Stated goal => Look through the material below for "chart". Copy every line that contains it.

:: Material provided ::

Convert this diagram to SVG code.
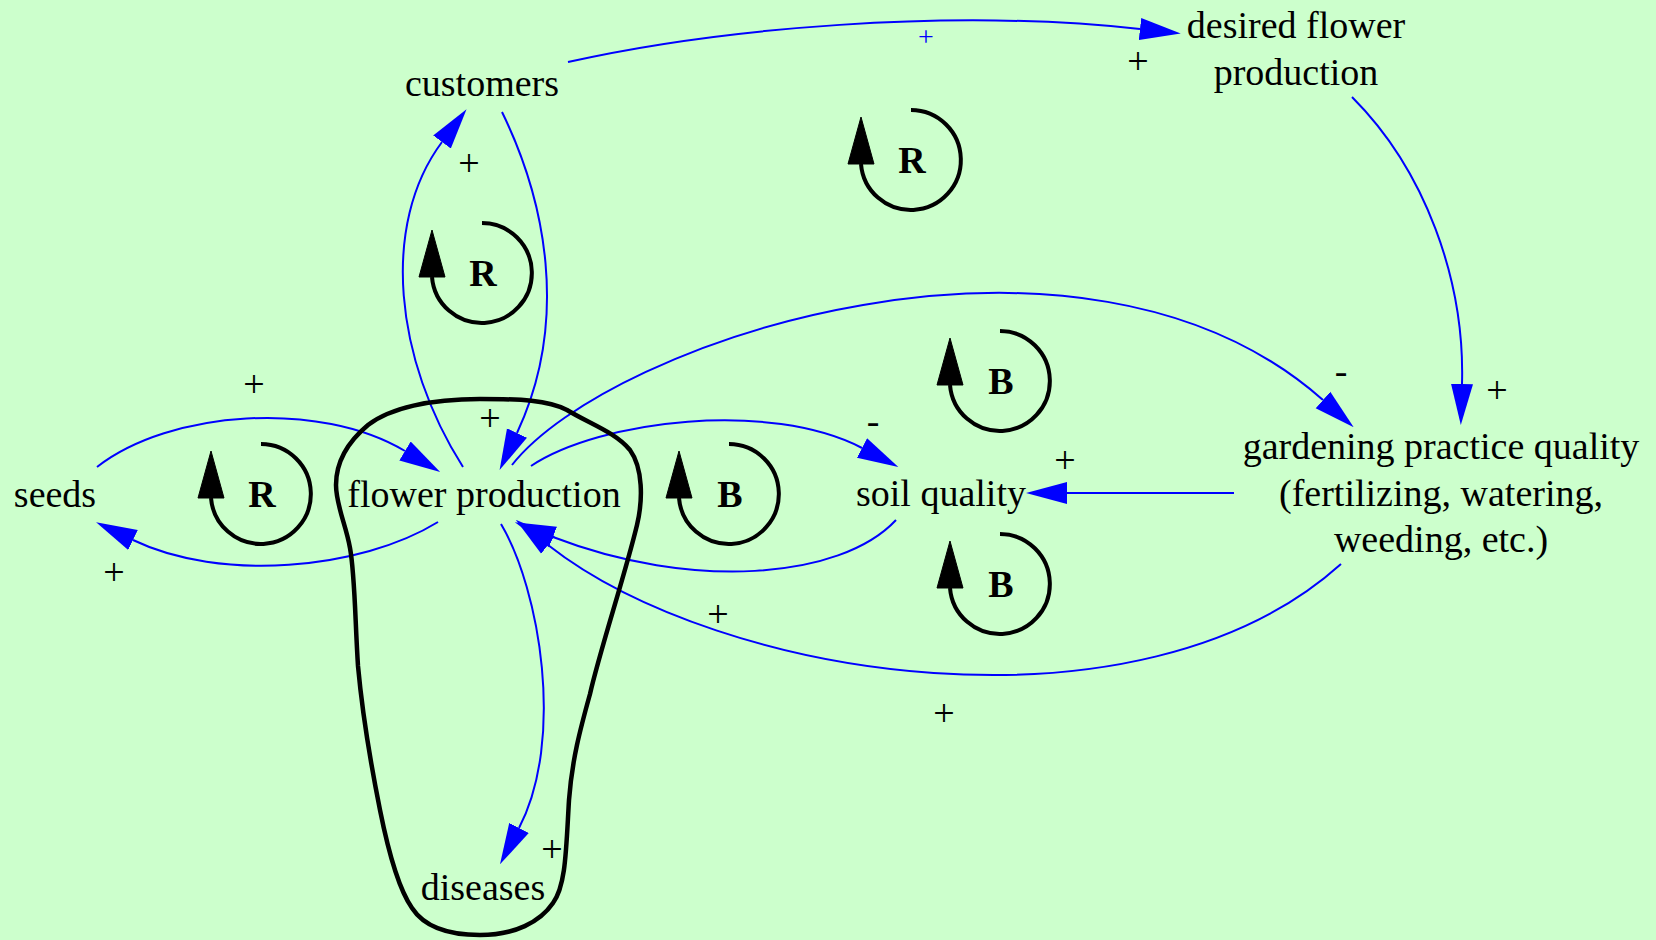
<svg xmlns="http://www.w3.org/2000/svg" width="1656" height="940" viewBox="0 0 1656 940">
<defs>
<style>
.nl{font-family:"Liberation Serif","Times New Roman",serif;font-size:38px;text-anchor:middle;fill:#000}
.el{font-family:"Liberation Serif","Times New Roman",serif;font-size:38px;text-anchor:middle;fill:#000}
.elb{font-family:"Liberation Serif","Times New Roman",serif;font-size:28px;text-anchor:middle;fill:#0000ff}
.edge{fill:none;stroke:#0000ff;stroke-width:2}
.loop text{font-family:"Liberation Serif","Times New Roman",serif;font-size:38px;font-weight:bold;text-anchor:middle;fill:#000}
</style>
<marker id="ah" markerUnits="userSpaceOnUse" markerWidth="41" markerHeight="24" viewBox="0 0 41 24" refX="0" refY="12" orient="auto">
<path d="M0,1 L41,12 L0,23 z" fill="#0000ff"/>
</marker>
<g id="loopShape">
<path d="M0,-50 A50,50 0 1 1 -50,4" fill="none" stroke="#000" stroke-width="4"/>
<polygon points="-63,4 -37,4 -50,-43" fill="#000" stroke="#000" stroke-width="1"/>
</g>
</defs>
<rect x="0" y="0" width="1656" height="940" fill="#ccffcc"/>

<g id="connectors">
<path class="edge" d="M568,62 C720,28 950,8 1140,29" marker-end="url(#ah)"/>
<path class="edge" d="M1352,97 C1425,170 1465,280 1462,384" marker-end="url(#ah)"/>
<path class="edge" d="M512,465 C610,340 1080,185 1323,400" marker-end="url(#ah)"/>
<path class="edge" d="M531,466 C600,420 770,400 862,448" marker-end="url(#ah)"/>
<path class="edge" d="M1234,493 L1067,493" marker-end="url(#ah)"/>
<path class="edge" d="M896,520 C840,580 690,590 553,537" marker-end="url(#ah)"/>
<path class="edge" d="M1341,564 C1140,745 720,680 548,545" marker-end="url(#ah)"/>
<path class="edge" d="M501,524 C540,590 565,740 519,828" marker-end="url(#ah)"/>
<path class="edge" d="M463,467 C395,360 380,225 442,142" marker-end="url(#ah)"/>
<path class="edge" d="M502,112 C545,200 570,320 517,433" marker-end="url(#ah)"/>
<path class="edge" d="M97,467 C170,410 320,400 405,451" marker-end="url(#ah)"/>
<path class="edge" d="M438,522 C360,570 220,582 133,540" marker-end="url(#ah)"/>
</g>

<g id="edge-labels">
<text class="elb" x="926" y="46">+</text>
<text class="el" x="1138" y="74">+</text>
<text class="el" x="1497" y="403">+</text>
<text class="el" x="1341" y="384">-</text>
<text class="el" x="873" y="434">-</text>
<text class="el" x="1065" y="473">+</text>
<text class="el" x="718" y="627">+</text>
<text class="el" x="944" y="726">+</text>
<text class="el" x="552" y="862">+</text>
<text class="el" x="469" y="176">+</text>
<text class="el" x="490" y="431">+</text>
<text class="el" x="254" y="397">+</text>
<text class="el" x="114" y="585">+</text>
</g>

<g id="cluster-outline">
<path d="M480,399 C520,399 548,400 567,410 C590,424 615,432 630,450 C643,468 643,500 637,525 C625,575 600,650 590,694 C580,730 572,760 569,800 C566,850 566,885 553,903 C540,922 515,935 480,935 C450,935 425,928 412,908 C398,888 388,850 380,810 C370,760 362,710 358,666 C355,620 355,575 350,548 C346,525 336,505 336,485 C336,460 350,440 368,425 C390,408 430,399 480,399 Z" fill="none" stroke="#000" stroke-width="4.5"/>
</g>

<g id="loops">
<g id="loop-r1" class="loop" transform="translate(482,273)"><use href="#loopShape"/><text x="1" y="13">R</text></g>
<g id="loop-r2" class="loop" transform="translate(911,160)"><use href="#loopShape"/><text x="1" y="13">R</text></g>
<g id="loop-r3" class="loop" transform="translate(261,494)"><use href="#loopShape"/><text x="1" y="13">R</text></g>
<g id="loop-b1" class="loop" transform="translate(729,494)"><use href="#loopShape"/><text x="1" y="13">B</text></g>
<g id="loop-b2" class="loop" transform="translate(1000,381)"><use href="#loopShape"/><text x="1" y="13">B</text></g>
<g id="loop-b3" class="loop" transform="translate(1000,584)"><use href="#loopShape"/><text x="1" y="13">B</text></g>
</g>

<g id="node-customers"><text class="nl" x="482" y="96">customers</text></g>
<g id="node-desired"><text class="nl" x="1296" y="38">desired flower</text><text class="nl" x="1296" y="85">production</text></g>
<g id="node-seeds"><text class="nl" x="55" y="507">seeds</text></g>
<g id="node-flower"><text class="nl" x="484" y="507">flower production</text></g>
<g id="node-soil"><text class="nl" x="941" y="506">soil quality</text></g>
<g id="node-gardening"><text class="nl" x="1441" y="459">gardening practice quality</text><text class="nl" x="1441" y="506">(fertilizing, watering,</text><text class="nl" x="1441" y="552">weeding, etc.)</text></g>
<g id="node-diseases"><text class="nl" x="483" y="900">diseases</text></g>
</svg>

:::
:: Material provided ::

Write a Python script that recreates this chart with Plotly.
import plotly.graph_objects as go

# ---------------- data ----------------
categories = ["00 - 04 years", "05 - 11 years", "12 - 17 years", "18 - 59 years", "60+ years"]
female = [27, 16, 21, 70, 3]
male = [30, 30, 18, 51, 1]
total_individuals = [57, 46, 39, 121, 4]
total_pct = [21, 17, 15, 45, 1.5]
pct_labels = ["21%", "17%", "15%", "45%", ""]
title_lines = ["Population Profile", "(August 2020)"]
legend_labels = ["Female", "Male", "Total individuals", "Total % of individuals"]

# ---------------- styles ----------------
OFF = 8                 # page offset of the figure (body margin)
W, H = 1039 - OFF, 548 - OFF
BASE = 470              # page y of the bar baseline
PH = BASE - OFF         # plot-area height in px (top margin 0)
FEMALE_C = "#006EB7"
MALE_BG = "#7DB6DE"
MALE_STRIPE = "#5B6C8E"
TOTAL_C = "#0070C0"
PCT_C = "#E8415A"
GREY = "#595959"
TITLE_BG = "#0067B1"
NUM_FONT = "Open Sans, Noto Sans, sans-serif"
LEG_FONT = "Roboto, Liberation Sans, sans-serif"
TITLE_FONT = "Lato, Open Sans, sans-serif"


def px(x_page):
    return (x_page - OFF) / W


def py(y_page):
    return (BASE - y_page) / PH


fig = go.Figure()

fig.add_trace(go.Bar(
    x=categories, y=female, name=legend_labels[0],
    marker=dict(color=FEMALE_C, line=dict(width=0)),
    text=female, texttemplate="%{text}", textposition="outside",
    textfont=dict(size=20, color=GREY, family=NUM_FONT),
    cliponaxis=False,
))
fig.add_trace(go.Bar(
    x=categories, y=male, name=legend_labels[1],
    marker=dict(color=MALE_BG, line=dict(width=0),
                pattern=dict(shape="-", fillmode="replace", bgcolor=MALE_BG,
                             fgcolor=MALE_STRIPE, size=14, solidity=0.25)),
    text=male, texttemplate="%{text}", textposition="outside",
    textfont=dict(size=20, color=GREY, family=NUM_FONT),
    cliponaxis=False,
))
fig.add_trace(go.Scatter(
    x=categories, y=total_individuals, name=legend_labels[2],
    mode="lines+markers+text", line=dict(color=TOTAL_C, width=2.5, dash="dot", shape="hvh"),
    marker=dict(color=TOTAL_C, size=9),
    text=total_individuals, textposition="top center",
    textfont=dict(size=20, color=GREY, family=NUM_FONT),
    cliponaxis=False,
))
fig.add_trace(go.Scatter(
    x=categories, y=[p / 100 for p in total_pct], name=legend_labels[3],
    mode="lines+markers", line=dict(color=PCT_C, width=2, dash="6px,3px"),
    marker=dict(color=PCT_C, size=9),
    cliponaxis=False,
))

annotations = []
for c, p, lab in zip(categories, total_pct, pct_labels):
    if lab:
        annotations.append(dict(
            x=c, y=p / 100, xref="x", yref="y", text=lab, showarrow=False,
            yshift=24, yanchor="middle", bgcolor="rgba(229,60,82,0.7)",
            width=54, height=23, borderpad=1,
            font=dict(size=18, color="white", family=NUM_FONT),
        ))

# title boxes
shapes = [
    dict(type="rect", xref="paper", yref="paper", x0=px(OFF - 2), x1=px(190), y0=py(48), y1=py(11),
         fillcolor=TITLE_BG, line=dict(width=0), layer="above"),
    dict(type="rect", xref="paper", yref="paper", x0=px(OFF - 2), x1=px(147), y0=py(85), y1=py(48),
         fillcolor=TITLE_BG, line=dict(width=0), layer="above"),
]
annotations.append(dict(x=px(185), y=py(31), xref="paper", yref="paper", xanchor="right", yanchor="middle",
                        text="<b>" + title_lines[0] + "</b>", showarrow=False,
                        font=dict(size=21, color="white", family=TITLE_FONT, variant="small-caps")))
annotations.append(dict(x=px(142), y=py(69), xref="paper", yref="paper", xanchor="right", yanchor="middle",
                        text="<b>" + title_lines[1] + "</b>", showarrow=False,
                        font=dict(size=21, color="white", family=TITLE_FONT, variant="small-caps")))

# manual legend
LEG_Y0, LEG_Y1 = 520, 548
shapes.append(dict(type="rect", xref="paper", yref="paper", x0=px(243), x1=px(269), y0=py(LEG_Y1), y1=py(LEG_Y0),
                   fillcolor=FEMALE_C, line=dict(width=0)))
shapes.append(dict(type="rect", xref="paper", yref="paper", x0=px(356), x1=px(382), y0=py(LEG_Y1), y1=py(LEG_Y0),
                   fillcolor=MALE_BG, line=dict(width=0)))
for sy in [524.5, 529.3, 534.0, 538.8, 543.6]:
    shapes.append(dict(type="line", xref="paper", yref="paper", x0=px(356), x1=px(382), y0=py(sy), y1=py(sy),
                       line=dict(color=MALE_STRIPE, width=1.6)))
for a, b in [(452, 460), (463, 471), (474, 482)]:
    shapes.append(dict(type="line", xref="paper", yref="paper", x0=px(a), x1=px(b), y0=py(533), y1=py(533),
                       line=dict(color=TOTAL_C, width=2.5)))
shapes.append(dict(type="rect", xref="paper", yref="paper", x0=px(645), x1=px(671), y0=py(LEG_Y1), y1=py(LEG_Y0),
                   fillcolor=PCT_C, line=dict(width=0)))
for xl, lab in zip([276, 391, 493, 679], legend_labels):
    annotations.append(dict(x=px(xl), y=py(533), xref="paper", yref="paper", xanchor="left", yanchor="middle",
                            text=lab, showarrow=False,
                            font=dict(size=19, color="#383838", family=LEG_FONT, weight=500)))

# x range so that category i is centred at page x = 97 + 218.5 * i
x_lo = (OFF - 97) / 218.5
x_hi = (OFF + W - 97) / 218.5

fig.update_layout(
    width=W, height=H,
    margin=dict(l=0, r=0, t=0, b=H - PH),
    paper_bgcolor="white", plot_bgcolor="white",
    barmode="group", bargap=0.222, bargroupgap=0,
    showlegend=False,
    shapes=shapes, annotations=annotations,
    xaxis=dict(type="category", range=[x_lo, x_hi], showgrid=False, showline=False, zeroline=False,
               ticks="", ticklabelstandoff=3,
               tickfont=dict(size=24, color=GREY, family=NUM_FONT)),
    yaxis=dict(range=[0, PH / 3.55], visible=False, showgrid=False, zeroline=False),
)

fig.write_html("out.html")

:::
:: Material provided ::

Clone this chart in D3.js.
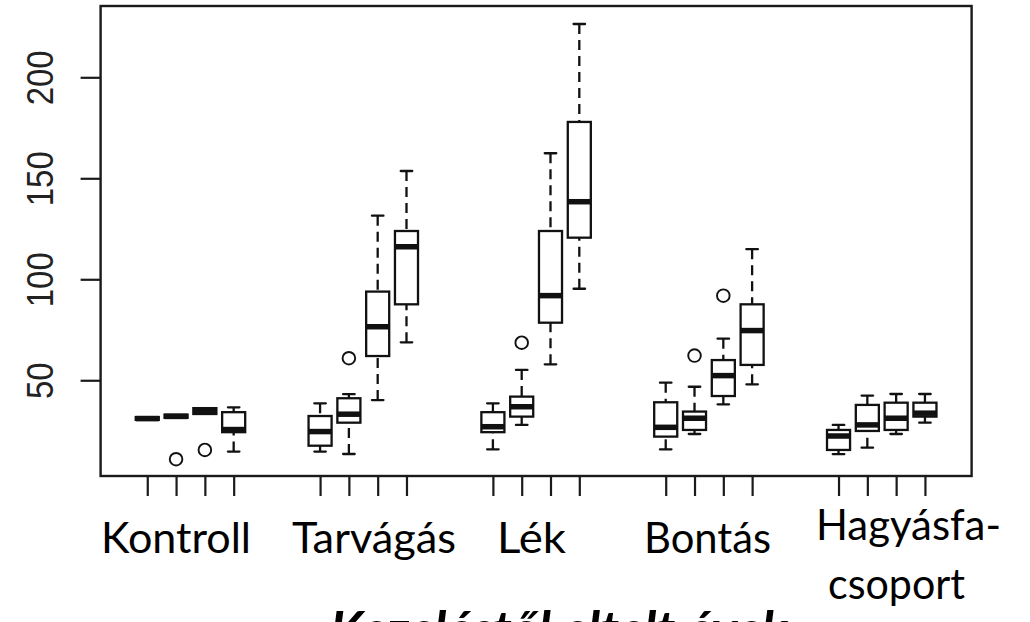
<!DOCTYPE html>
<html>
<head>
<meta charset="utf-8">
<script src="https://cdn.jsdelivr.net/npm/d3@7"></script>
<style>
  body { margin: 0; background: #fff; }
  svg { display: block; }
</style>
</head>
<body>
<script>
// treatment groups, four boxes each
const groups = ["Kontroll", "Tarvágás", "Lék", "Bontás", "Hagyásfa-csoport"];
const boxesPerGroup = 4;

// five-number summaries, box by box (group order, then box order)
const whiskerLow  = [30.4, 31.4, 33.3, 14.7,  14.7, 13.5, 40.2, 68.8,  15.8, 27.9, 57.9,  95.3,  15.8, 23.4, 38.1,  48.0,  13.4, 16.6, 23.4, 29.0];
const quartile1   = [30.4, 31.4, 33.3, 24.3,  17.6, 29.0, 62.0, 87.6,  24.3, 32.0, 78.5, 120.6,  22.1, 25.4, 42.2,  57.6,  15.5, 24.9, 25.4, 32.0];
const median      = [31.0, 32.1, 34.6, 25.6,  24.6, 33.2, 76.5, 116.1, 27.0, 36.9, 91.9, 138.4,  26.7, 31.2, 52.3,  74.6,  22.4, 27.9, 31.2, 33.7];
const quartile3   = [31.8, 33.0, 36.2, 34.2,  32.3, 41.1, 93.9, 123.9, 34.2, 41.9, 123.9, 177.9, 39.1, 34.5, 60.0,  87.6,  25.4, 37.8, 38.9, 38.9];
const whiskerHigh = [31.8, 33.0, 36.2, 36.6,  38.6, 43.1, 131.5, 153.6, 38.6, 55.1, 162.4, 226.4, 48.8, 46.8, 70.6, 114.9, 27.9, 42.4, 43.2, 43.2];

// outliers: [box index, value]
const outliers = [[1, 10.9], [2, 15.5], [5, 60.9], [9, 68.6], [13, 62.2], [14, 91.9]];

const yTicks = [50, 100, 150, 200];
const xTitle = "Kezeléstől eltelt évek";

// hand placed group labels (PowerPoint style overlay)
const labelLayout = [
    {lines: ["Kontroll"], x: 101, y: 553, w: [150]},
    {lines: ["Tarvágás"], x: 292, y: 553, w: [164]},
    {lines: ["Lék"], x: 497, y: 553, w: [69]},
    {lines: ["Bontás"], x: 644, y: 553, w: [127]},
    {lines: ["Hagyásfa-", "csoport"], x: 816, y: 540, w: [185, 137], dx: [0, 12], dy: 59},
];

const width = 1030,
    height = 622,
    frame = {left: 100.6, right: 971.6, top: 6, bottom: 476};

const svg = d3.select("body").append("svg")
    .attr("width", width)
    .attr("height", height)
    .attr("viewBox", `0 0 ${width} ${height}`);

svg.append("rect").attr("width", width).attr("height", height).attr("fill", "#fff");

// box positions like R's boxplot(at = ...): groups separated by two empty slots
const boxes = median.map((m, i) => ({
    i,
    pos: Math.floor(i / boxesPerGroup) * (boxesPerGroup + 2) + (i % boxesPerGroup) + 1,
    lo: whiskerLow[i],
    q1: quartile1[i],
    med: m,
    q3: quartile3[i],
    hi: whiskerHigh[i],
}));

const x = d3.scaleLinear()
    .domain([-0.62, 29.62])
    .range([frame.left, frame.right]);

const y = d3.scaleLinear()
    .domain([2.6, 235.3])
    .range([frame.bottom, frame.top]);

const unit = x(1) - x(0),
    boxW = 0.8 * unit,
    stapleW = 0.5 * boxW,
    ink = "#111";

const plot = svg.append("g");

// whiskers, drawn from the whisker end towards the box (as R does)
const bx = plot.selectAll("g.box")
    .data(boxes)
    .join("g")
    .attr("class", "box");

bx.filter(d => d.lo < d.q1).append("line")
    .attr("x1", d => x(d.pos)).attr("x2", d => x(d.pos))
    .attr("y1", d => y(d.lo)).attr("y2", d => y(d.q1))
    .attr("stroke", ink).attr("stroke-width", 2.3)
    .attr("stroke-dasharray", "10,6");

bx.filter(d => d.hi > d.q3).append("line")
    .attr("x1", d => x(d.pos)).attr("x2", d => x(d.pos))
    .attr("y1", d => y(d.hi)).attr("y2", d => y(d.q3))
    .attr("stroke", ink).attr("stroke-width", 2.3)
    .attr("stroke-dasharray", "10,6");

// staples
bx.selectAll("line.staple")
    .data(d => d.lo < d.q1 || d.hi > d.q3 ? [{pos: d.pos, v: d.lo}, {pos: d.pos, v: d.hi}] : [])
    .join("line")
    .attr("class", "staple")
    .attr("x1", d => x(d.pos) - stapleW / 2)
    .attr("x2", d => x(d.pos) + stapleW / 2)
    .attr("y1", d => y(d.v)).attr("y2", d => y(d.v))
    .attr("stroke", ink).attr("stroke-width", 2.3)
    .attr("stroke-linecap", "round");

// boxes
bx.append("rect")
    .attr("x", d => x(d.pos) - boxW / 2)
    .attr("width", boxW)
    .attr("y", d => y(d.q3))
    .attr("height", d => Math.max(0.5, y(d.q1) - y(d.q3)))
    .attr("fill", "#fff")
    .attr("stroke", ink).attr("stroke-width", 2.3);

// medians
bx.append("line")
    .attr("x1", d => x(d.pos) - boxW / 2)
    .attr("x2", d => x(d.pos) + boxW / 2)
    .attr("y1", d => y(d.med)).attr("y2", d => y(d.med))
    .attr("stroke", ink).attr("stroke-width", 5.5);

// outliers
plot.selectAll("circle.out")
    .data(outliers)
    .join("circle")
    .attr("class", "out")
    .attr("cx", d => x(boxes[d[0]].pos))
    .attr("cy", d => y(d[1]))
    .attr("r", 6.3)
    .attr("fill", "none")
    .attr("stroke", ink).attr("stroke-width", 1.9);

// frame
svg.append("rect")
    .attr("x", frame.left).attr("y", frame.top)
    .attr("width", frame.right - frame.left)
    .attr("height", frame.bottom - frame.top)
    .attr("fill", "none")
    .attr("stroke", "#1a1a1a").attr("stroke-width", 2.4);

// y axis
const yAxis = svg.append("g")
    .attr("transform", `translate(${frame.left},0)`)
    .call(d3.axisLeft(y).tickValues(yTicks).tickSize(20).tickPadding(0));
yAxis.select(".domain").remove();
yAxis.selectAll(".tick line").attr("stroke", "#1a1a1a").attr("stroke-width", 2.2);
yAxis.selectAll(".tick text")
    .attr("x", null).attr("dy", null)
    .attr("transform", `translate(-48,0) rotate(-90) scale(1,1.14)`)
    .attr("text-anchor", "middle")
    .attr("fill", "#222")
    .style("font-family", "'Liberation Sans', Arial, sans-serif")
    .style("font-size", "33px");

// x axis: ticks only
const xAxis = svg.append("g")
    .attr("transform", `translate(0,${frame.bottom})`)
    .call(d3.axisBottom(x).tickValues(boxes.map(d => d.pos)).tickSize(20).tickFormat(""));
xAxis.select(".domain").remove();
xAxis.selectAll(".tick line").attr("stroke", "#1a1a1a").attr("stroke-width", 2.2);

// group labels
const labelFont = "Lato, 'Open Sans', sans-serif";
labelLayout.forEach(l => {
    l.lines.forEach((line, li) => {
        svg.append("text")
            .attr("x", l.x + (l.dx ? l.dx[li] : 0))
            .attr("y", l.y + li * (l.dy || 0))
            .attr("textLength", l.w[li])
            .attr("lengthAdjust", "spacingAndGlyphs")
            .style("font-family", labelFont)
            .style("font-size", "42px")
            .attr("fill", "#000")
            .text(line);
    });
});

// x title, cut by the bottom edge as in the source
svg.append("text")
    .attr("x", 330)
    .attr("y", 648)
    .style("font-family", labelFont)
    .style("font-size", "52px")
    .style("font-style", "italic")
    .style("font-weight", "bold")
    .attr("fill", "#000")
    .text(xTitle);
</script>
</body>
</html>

:::

Solved exercise =>
Write a Python script that recreates this chart with Plotly.
Clone this chart in D3.js.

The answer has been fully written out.